The OS9.1 implementation is certainly an improvement - the windows menu has been a feature of Internet Explorer, Photoshop and Illustrator for a while now and is invaluable.
As for Rene's comment, I agree: I think for most work, we will be living in one Finder window - barring file or alias drag-copying. But the single window finder will not solve another major concern which is that doc windows from any app can become interleaved with windows from other apps and the finder... a behaviour you see on the PC. I can foresee this becoming extremely confusing, irrespective of whether you can windowshade or minimise to the dock. What might help is a "doc dock" - a totally seperate dock for documents only.
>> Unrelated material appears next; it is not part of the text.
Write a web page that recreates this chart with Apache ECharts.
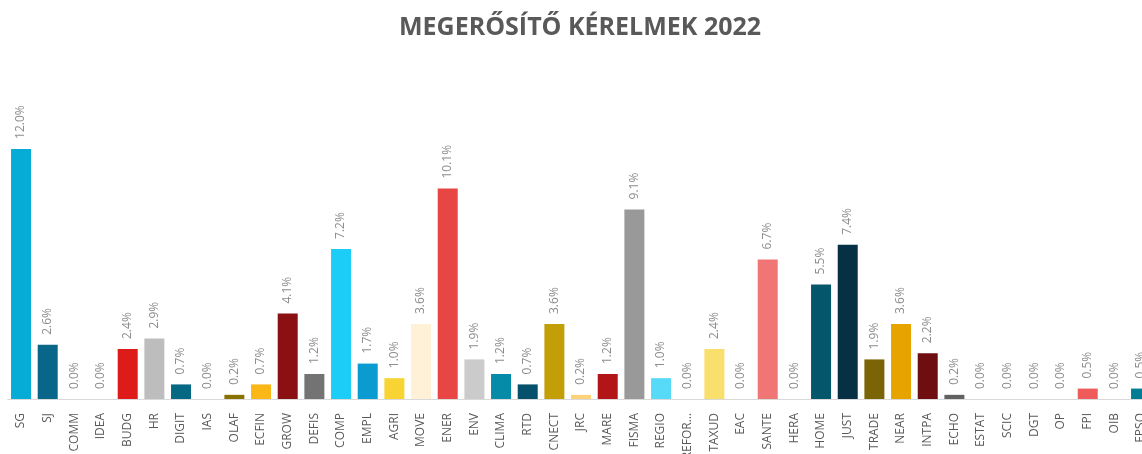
<!DOCTYPE html>
<html>
<head>
<meta charset="utf-8">
<script src="https://cdn.jsdelivr.net/npm/echarts@6/dist/echarts.min.js"></script>
<style>
html,body{margin:0;padding:0;background:#fff;}
#chart{width:1142px;height:454px;}
</style>
</head>
<body>
<div id="chart"></div>
<script>
const titleText = 'MEGERŐSÍTŐ KÉRELMEK 2022';
const categories = ['SG','SJ','COMM','IDEA','BUDG','HR','DIGIT','IAS','OLAF','ECFIN','GROW','DEFIS','COMP','EMPL','AGRI','MOVE','ENER','ENV','CLIMA','RTD','CNECT','JRC','MARE','FISMA','REGIO','REFOR…','TAXUD','EAC','SANTE','HERA','HOME','JUST','TRADE','NEAR','INTPA','ECHO','ESTAT','SCIC','DGT','OP','FPI','OIB','EPSO'];
const values = [12.0,2.6,0.0,0.0,2.4,2.9,0.7,0.0,0.2,0.7,4.1,1.2,7.2,1.7,1.0,3.6,10.1,1.9,1.2,0.7,3.6,0.2,1.2,9.1,1.0,0.0,2.4,0.0,6.7,0.0,5.5,7.4,1.9,3.6,2.2,0.2,0.0,0.0,0.0,0.0,0.5,0.0,0.5];
const colors = ['#07acd6','#0a6688','#cccccc','#cccccc','#dd1c1a','#bdbdbd','#066883','#cccccc','#887100','#fbb718','#8a1013','#737373','#1ccef7','#0a9bd0','#f7d433','#fff1d8','#e84545','#cbcbcb','#058ba8','#05506b','#c29f06','#fdd27a','#b11518','#999999','#57daf8','#cccccc','#f9df6b','#cccccc','#f07575','#cccccc','#04566b','#063144','#7a6405','#e7a300','#6e0e11','#616161','#cccccc','#cccccc','#cccccc','#cccccc','#ee5b5b','#cccccc','#027b94'];

const chart = echarts.init(document.getElementById('chart'), null, {renderer:'canvas'});
chart.setOption({
  animation:false,
  backgroundColor:'#ffffff',
  title:{
    text:titleText,
    left:394,
    top:10.5,
    textStyle:{fontFamily:'Open Sans',fontWeight:'bold',fontSize:25,color:'#595959'}
  },
  grid:{left:7.7,width:1146.7,top:107.3,bottom:55,containLabel:false,outerBoundsMode:'none'},
  xAxis:{
    type:'category',
    data:categories,
    boundaryGap:true,
    axisLine:{show:true,lineStyle:{color:'#d9d9d9',width:1}},
    axisTick:{show:false},
    axisLabel:{interval:0,rotate:90,margin:14,color:'#595959',fontFamily:'Open Sans',fontSize:12}
  },
  yAxis:{type:'value',min:0,max:14,show:false,splitLine:{show:false}},
  series:[{
    type:'bar',
    data:values.map((v,i)=>({value:v,itemStyle:{color:colors[i]}})),
    barWidth:20,
    label:{
      show:true,position:'top',rotate:90,align:'left',verticalAlign:'middle',distance:10,
      color:'#8c8c8c',fontFamily:'Open Sans',fontSize:12,
      formatter:p=>p.value.toFixed(1)+'%'
    }
  }]
});
</script>
</body>
</html>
It's not uncommon to have over twenty windows open at once and the dock is not enough in such cases. Do we really have to run a seperate window manager app when such functionality could easily be built into the OS?
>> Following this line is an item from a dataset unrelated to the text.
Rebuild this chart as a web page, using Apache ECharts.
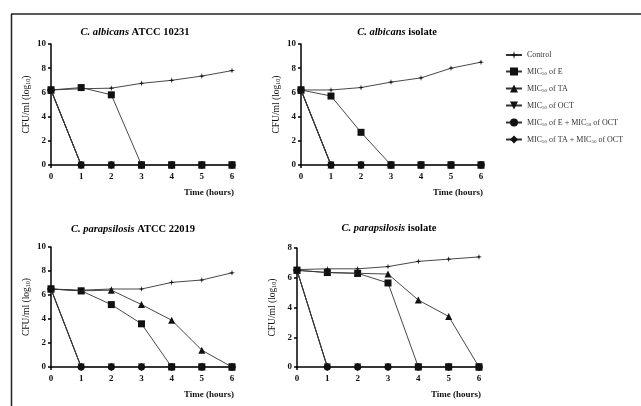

Frankly, I would like to hear any suggestions why windows do interleave. If I'm running Photoshop, I generally want to keep all the Pshop windows together. They could potentially get jumbled up with all the other windows. I admit that I haven't used the beta enough in a real-world context to discover if the advantages outweigh the confusion... Anyone think different? Either way, some method of quickly navigating open windows is needed and the dock, as it stands, is not enough - if you can't visually identify the document, you are forced to "scrub" over all the docs until the name of the one you want appears. A solution more akin to the Photoshop Layers pallette would be more appropriate - name AND iconic representation...
On reflection, we may find that windowshade becomes less important - let me explain. We conventionally use WS to "peep" behind an open window. The alternative - dragging the window - is longwinded. First, click on title bar... start to drag (outline of window moves with mouse)... release mouse... window skips to new position... finally revealing window beneath. Now that windows move in realtime, it more closely resembles the action of sliding a piece of paper out of the way. That doesn't mean we shouldn't have the standard window shade action though!